Matthew Todd, chair of drug discovery at University College London, likens open-source medicine to Wikipedia. All data and results are shared instantly and openly with the wider scientific community. This sharing of information could have real advantages for medicine because drugs are extremely expensive to research and most do not survive phase-one clinical trials. Rather than waste time experimenting with a molecule that a competitor has already proved to be unsafe, scientists could learn about failures instantly from a public data bank and then carry on experimenting with something new. Saving time and money by learning from others’ failures could lower drug prices and get new medicines to market sooner.
New beginnings
Other drug companies are using the open-source model to help them begin researching rare diseases or illnesses that have high clinical failure rates. The associate director of global research at a pharmaceutical company says he has been given clear guidance to contact competitors and consortiums to develop shared risk models of innovation. The advantage, he says, is that by splitting the risk, more companies will be keen to invest their limited time and resources on less lucrative medicines.
For all its advantages, open-source medicine does have its drawbacks. According to the global director of research, pharma companies are reluctant to use pure open-source models because they know they will not make millions of dollars on a new drug. He would prefer to see more businesses embrace open-source medicine for early-stage drug development and then have each one carry on with research in its own private corner. “We do know that despite not being perfect, open-source medicine does work in key early stages. But, it has yet to be proven if this model can produce new medicines entirely on its own,” he says.

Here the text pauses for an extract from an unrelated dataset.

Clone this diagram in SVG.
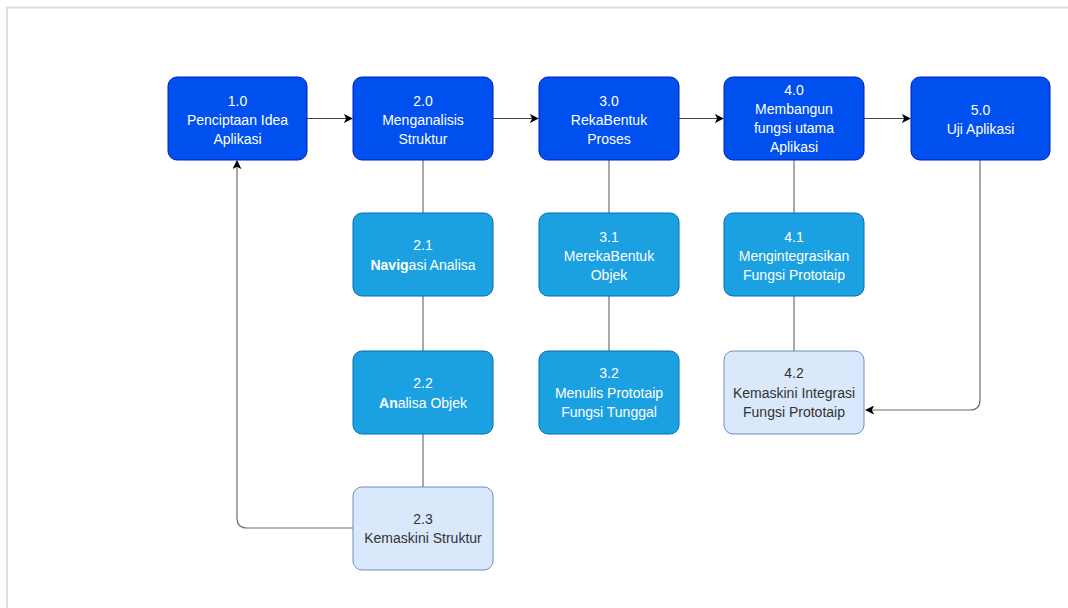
<svg xmlns="http://www.w3.org/2000/svg" width="1068" height="608" viewBox="0 0 1068 608">
<defs>
<marker id="arr" viewBox="0 0 10 10" refX="9" refY="5" markerWidth="9" markerHeight="9" markerUnits="userSpaceOnUse" orient="auto">
<path d="M0,0 L10,5 L0,10 L2.5,5 Z" fill="#000"/>
</marker>
<style>
.top{fill:#0050EF;stroke:#001DBC;stroke-width:1}
.mid{fill:#1BA1E2;stroke:#006EAF;stroke-width:1}
.lt{fill:#DAE8FC;stroke:#6C8EBF;stroke-width:1}
.tw{font-family:"Liberation Sans",Arial,sans-serif;font-size:14px;fill:#fff;text-anchor:middle}
.td{font-family:"Liberation Sans",Arial,sans-serif;font-size:14px;fill:#333;text-anchor:middle}
.c{fill:none;stroke:#707070;stroke-width:1.2}
.ca{fill:none;stroke:#444;stroke-width:1.2}
</style>
</defs>
<rect width="1068" height="608" fill="#fff"/>
<path d="M7,620 L7,7.5 L1070,7.5" fill="none" stroke="#dcdcdc" stroke-width="2"/>
<g id="connectors">
<path class="ca" d="M307,118.5 L352,118.5" marker-end="url(#arr)"/>
<path class="ca" d="M493,118.5 L538,118.5" marker-end="url(#arr)"/>
<path class="ca" d="M679,118.5 L723,118.5" marker-end="url(#arr)"/>
<path class="ca" d="M864,118.5 L910,118.5" marker-end="url(#arr)"/>
<path class="c" d="M423,160 L423,213"/>
<path class="c" d="M423,296 L423,351"/>
<path class="c" d="M423,434 L423,487"/>
<path class="c" d="M609,160 L609,213"/>
<path class="c" d="M609,296 L609,351"/>
<path class="c" d="M794,160 L794,213"/>
<path class="c" d="M794,296 L794,351"/>
<path class="c" d="M353,528 L247,528 Q237,528 237,518 L237,161" marker-end="url(#arr)"/>
<path class="c" d="M980,160 L980,400 Q980,410 970,410 L866,410" marker-end="url(#arr)"/>
</g>
<g id="n1_0"><rect class="top" x="168" y="77" width="139" height="83" rx="9"/>
<text class="tw" x="237.5"><tspan x="237.5" y="106">1.0</tspan><tspan x="237.5" y="125">Penciptaan Idea</tspan><tspan x="237.5" y="144">Aplikasi</tspan></text></g>
<g id="n2_0"><rect class="top" x="353" y="77" width="140" height="83" rx="9"/>
<text class="tw"><tspan x="423" y="106">2.0</tspan><tspan x="423" y="125">Menganalisis</tspan><tspan x="423" y="144">Struktur</tspan></text></g>
<g id="n3_0"><rect class="top" x="539" y="77" width="140" height="83" rx="9"/>
<text class="tw"><tspan x="609" y="106">3.0</tspan><tspan x="609" y="125">RekaBentuk</tspan><tspan x="609" y="144">Proses</tspan></text></g>
<g id="n4_0"><rect class="top" x="724" y="77" width="140" height="83" rx="9"/>
<text class="tw"><tspan x="794" y="95">4.0</tspan><tspan x="794" y="114">Membangun</tspan><tspan x="794" y="133">fungsi utama</tspan><tspan x="794" y="152">Aplikasi</tspan></text></g>
<g id="n5_0"><rect class="top" x="911" y="77" width="139" height="83" rx="9"/>
<text class="tw"><tspan x="980.5" y="115">5.0</tspan><tspan x="980.5" y="134">Uji Aplikasi</tspan></text></g>
<g id="n2_1"><rect class="mid" x="353" y="213" width="140" height="83" rx="9"/>
<text class="tw"><tspan x="423" y="250">2.1</tspan><tspan x="423" y="270"><tspan font-weight="bold">Navig</tspan>asi Analisa</tspan></text></g>
<g id="n2_2"><rect class="mid" x="353" y="351" width="140" height="83" rx="9"/>
<text class="tw"><tspan x="423" y="388">2.2</tspan><tspan x="423" y="408"><tspan font-weight="bold">An</tspan>alisa Objek</tspan></text></g>
<g id="n2_3"><rect class="lt" x="353" y="487" width="140" height="83" rx="9"/>
<text class="td"><tspan x="423" y="524">2.3</tspan><tspan x="423" y="543">Kemaskini Struktur</tspan></text></g>
<g id="n3_1"><rect class="mid" x="539" y="213" width="140" height="83" rx="9"/>
<text class="tw"><tspan x="609" y="242">3.1</tspan><tspan x="609" y="261">MerekaBentuk</tspan><tspan x="609" y="280">Objek</tspan></text></g>
<g id="n3_2"><rect class="mid" x="539" y="351" width="140" height="83" rx="9"/>
<text class="tw"><tspan x="609" y="378">3.2</tspan><tspan x="609" y="398">Menulis Prototaip</tspan><tspan x="609" y="417">Fungsi Tunggal</tspan></text></g>
<g id="n4_1"><rect class="mid" x="724" y="213" width="140" height="83" rx="9"/>
<text class="tw"><tspan x="794" y="242">4.1</tspan><tspan x="794" y="261">Mengintegrasikan</tspan><tspan x="794" y="280">Fungsi Prototaip</tspan></text></g>
<g id="n4_2"><rect class="lt" x="724" y="351" width="140" height="83" rx="9"/>
<text class="td"><tspan x="794" y="378">4.2</tspan><tspan x="794" y="398">Kemaskini Integrasi</tspan><tspan x="794" y="417">Fungsi Prototaip</tspan></text></g>
</svg>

The only way to prove that the model can develop new drugs is for pharma companies to learn to share more. In the last year the pharma industry has been able to show the world what science can achieve when barriers are removed and everyone works collectively towards a single goal. COVID-19 is not the first pandemic, and it will most certainly not be the last. In the years to come historians and policy makers will comb through the pharma industry’s successes and failures to see how the public and private sector can meet the challenges of the next global health crisis. By embracing open science and sharing intellectual property, drug companies can achieve results much faster when everyone pitches in to share the risks and rewards of medical discovery. As President Harry Truman once said, “It’s amazing what you can accomplish if you do not care who gets the credit.”